ZAKAT: DIMENSI ISLAM BERKEMAJUAN

 ZAKAT: DIMENSI ISLAM BERKEMAJUAN
Oleh. Prof. Hilman Latief, PhD
Dirjen PHU Kemenag RI

 

Membahas persoalan zakat di Indonesia yang mayoritas beragama Islam, sedikit menyedihkan dan prihatin, karena selama ini belum rasio antara jumlah wajib zakat dengan perolehan yang direncanakan, dan seperti diperlukan edukasi dan kesadaran diri bahwa dalam harta kita terdapat hak orang lain yang harus diberikan. QS. Adz-Dzariyat;51:19. Secara umum hal ini menjadi tanggungjawab kaum muslimin untuk mengedukasi saudara-saudara kita akan kewajiban sebagai muslim beriman dan setia serta loyal terhadap keberagamaan kita. Lalu bagaimana dengan lembaga atau organisasi yang ada di Indonesia?
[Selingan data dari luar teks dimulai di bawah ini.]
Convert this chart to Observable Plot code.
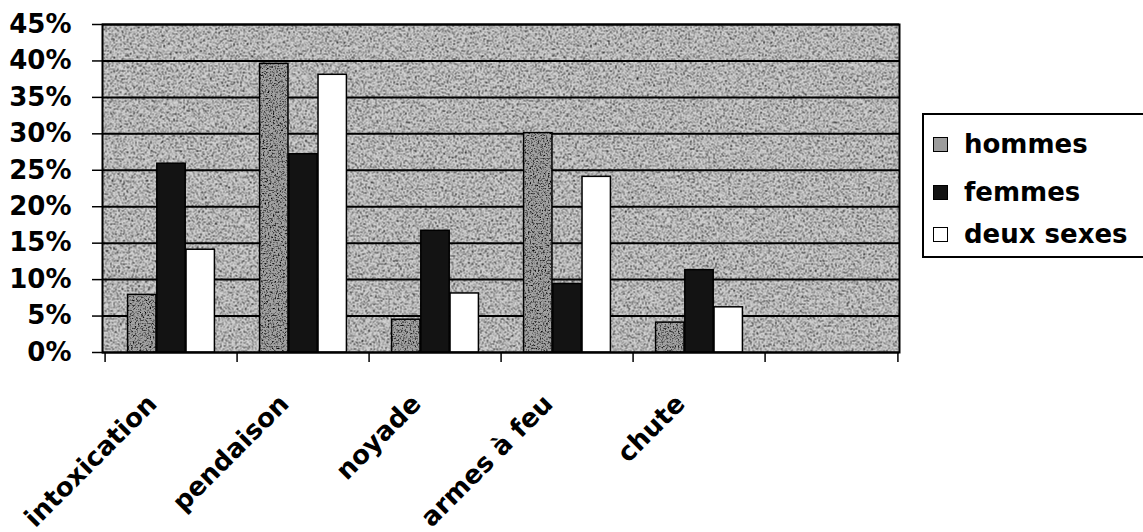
<!DOCTYPE html>
<html><head><meta charset="utf-8">
<script src="https://cdn.jsdelivr.net/npm/d3@7"></script>
<script src="https://cdn.jsdelivr.net/npm/@observablehq/plot@0.6"></script>
<style>
body{margin:0;background:#fff;}
#wrap{position:relative;width:1143px;height:532px;overflow:hidden;font-family:"DejaVu Sans",sans-serif;font-weight:bold;}
#legend{position:absolute;left:922px;top:113px;width:260px;height:145px;border:2px solid #000;box-sizing:border-box;background:#fff;}
.item{position:absolute;left:9px;display:flex;align-items:center;font-size:26px;line-height:30px;color:#000;}
.sw{width:13px;height:13px;border:1.5px solid #000;margin-right:16px;}
</style></head>
<body>
<div id="wrap"><div id="chart"></div><div id="legend"></div></div>
<script>
// ---- data ----
const categories = ["intoxication", "pendaison", "noyade", "armes à feu", "chute"];
const slots = [...categories, ""];           // the axis has one empty slot at the end
const seriesNames = ["hommes", "femmes", "deux sexes"];
const hommes    = [7.9, 39.6, 4.5, 30.1, 4.1];
const femmes    = [25.9, 27.2, 16.7, 9.4, 11.3];
const deuxSexes = [14.1, 38.1, 8.1, 24.1, 6.2];
const yTicks = [0, 5, 10, 15, 20, 25, 30, 35, 40, 45];

// ---- styles ----
const seriesFills = ["url(#patH)", "#131313", "#ffffff"];
const legendFills = ["#9c9c9c", "#131313", "#ffffff"];

const seriesValues = [hommes, femmes, deuxSexes];
const rows = seriesNames.flatMap((s, i) => categories.map((c, j) => ({cat: c, series: s, value: seriesValues[i][j]})));

const W = 1143, H = 532, mL = 102, mR = 244, mT = 24, mB = 180;
const step = (W - mL - mR) / slots.length;
const pad = step * 0.17, bw = (step - 2 * pad) / 3;

const plot = Plot.plot({
  width: W, height: H,
  marginLeft: mL, marginRight: mR, marginTop: mT, marginBottom: mB,
  style: {fontFamily: "DejaVu Sans, sans-serif", fontWeight: "bold", color: "#000", background: "transparent", overflow: "visible"},
  x: {type: "band", domain: slots, padding: 0},
  y: {domain: [0, 45]},
  marks: [
    Plot.frame({fill: "url(#patBg)"}),
    Plot.gridY(yTicks, {stroke: "#000", strokeOpacity: 1, strokeWidth: 2}),
    ...seriesNames.map((s, i) => Plot.barY(rows.filter(d => d.series === s), {
      x: "cat", y: "value", fill: seriesFills[i], stroke: "#000", strokeWidth: 1.5,
      insetLeft: pad + i * bw, insetRight: step - pad - (i + 1) * bw
    })),
    Plot.frame({stroke: "#000", strokeWidth: 2}),
    Plot.axisY(yTicks, {tickFormat: d => d + "%", tickSize: 10, tickPadding: 21, fontSize: 26, label: null, strokeWidth: 1.5}),
    Plot.axisX(slots, {tickFormat: null, tickSize: 10, dx: -step / 2, label: null, strokeWidth: 1.5}),
    Plot.axisX([""], {tickFormat: null, tickSize: 10, dx: step / 2, label: null, strokeWidth: 1.5}),
    Plot.axisX(categories, {tickSize: 0, tickRotate: -45, tickPadding: 47, dx: -19, fontSize: 26, label: null})
  ]
});

const defs = document.createElementNS("http://www.w3.org/2000/svg", "defs");
defs.innerHTML = `
<filter id="grain" color-interpolation-filters="sRGB">
  <feTurbulence type="fractalNoise" baseFrequency="0.6" numOctaves="2" seed="4" result="n"/>
  <feColorMatrix in="n" type="saturate" values="0" result="g"/>
  <feComponentTransfer in="g" result="m">
    <feFuncR type="linear" slope="3.6" intercept="-0.88"/>
    <feFuncG type="linear" slope="3.6" intercept="-0.88"/>
    <feFuncB type="linear" slope="3.6" intercept="-0.88"/>
    <feFuncA type="linear" slope="0" intercept="1"/>
  </feComponentTransfer>
  <feBlend in="SourceGraphic" in2="m" mode="multiply" result="b"/>
  <feComposite in="b" in2="SourceGraphic" operator="in"/>
</filter>
<pattern id="patBg" patternUnits="userSpaceOnUse" width="${W}" height="${H}">
  <rect width="${W}" height="${H}" fill="#d2d2d2" filter="url(#grain)"/>
</pattern>
<pattern id="patH" patternUnits="userSpaceOnUse" width="${W}" height="${H}">
  <rect width="${W}" height="${H}" fill="#a2a2a2" filter="url(#grain)"/>
</pattern>`;
plot.insertBefore(defs, plot.firstChild);
document.getElementById("chart").appendChild(plot);

const legend = document.getElementById("legend");
const legendTops = [14, 62, 104];
seriesNames.forEach((s, i) => {
  const it = document.createElement("div");
  it.className = "item";
  it.style.top = legendTops[i] + "px";
  const sw = document.createElement("div");
  sw.className = "sw";
  sw.style.background = legendFills[i];
  it.appendChild(sw);
  it.appendChild(document.createTextNode(s));
  legend.appendChild(it);
});
</script>
</body></html>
Misalnya NU dan Muhammadiyah dimana Muhammadiyah dengan jargonnya RIB (Risalah Islam Berkemajuan), kita akan segera melihat fokus dari rumusan ini adalah bahwa Muhammadiyah perlu kembali meneguhkan posisinya sebagai gerakan Islam yang berwatak tajdid.

 

Jika kita mau jujur bahwa RIB dalam konteks gerakan filantropi, seharusnya memiliki konsep dasar dan alam pikiran yang perlu diadopsi oleh warga Persyarikatan adalah memperkuat paradigma model gerakan dakwah, gerakan tajdid, gerakan ilmu, dan gerakan amal.

 

Gerakan filantropi yang selama ini dilakukan oleh Muhammadiyah tidak bisa dilepaskan dan merupakan bagian dari kiprah dakwah yang memerlukan tajdid. Oleh karena itu, sudah menjadi tugas kita untuk menerjemahkan konsep-konsep keislaman yang mampu mendorong dan memfasilitasi umat Islam, warga Persyarikatan, dan masyarakat umum untuk dapat menunaikan kewajiban-kewajiban mereka khususnya dalam berzakat, berinfaq dan bershadaqah.

 

Selanjutnya, dalam upaya untuk melakukan tajdid di bidang dakwah-filantropi ini, maka persyarikatan perlu mempertajam apa saja yang menjadi prioritasnya dan metode penyelenggaraan yang fresh sesuai perkembangan zaman.

 

Maka kita perlu bertanya, apakah dalam 100 tahun lebih ini gerakan dakwah yang dilakukan Muhammadiyah sudah mengalami lompatan-lompatan baru menuju abad kedua atau belum? Contoh yang paling sederhana dan sering dipertanyakan adalah terkait dengan penguasaan teknologi. seberapa jauh kita memanfaatkan teknologi untuk mempercanggih gerakan dakwah kita?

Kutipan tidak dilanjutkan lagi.